Created by FindLaw's team of legal writers and editors | Last reviewed June 20, 2016
Compulsory education laws require parents to have their children attend public, private, or parochial school for a designated period. Each state determines both the start and end time duration and generally requires children to begin school at the age range of five to seven years and end at the age of sixteen or seventeen. Some parental rights and responsibilities around educating children of a certain age were born out of U.S. Supreme Court decisions. This section focuses on the history and development of compulsory education laws, also known as compulsory attendance laws, and provides an overview of court case exemptions. Click on the links below to learn more.
Compulsory Education Laws: Background
Compulsory education laws have a long tradition that stretches across cultures. The ancient Jewish people required parents to provide an information education for their children, at minimum. Plato's Republic popularized the idea of mandatory education in ancient Rome, and the Aztec people of the 15th and 16th century had the first national mandatory education for all children.
In the United States, Massachusetts was the first state to enact a compulsory education law in 1852, though the state had passed a similar law in 1647 while still a colony. Mandatory education was an effective way to assimilate immigrant children and also helped discourage child labor. Although compulsory schooling is the norm exemptions have been developed.
Statutory Exemptions to Compulsory Education
Although the requirement that children receive an education is broadly stated there are certain circumstances that have justified the creation of exemptions through the passage of laws. Children that are homeschooled, or receive a private school education are exempted from the public educational requirements, though parents may still need to establish that the education their children receive complies with state regulations.
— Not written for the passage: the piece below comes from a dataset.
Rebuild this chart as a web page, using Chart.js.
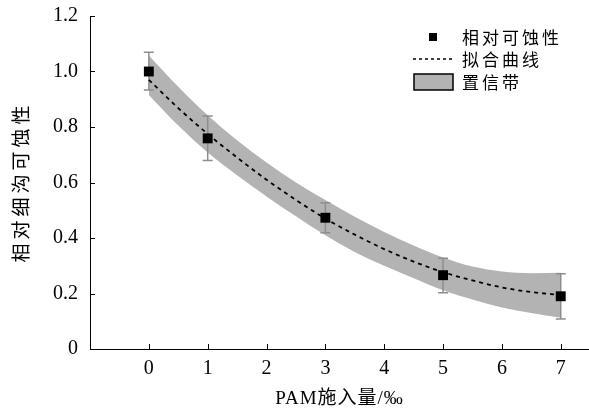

Children suffering a severe injury, illness, the death of a parent or guardian, or the severe illness or injury of an immediate family member may also justify some exemption from the compulsory education requirements. Some states permit exemption from compulsory education requirements for religious reasons. Some states have requirements that the reason be grounded in a recognized religious institution, while Virginia permits parents to completely exempt their child from all educational requirements for religious reasons.
Other states have additional exemptions. California allows child actors to be exempt from public school attendance, and Louisiana provides five-days excused absence for students whose parent or guardian have been called to active military duty overseas.
Exemption and Court Cases on Compulsory Education
In addition to the statutory exemptions courts have created some additional exemptions through their interpretation and application of laws. Additional exemptions found by courts include exemption where:
- there is an imminent threat to the health, safety, or welfare of the student
- the child has reached the age of majority
- the child becomes mentally or physically disabled, although with new protections for the disabled this is now less frequently used
- parents object to content that violates their religious beliefs
- there are hazardous conditions or great distances that prevent attendance
However, not all claims are approved. Courts have denied exemption where parents simply believed a particular teacher was incompetent or otherwise unqualified, where the parent believed that the school was generally doing a poor job educating their child, and where parents objected to racial integration.